Question: If you had to choose between writing only period literature or only fantasy literature, which would win?

Answer: I’ve always refused to accept false dichotomies. I’ve spent most of my writing life feeling like I had to choose between writing characters like me and writing characters that I could sell stories about. Or between writing the stories I wanted to read and writing the stories other people wanted to read. When I had the finished manuscript of Daughter of Mystery in hand, I had to make the very important choice of whether to try to publish it as a mainstream fantasy novel or as a lesbian novel. I refuse to be boxed. I’ve sold purely historic stories (“Where My Heart Goes”, a historical romance short story set in 16th century Italy). I’ve sold purely fantasy stories (the “Skinsinger” series in the Sword and Sorceress anthology series). And I’ve sold historic fantasy set in both the Regency and medieval periods. I will not erase any part of my writing self, not even just for fun in a quiz.

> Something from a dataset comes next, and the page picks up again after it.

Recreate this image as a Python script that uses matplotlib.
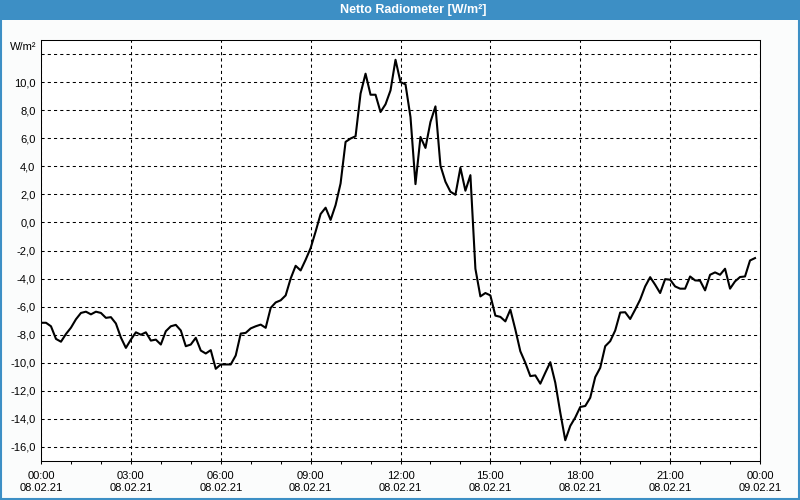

Question: Be honest, have you ever dressed up in Regency clothes just to pretend for a moment you are in the past?

Answer: I’ve been deeply involved in historic re-creation for the last 40 years. In terms of organized events, it’s been mostly in the Society for Creative Anachronism, but I’ve worn costumes from Bronze Age Denmark and pharaonic Egypt all the way up through the 1930s. I love participating in historic themed “set pieces”, especially dinners and similarly structured events. I’ve prepared historic meals scattered over several millennia. (You should see my historic culinary library!) At Worldcon last year, I brought some Alpennian pastries as refreshments for my author’s kaffee klatch, based on a French cookbook of the same era. But I confess, I haven’t yet made a specifically Regency-era outfit. I have the fabric sitting in my stash and I know exactly which dress from my books I want to make. It’s just a matter of time and of having the excuse of what to wear it for.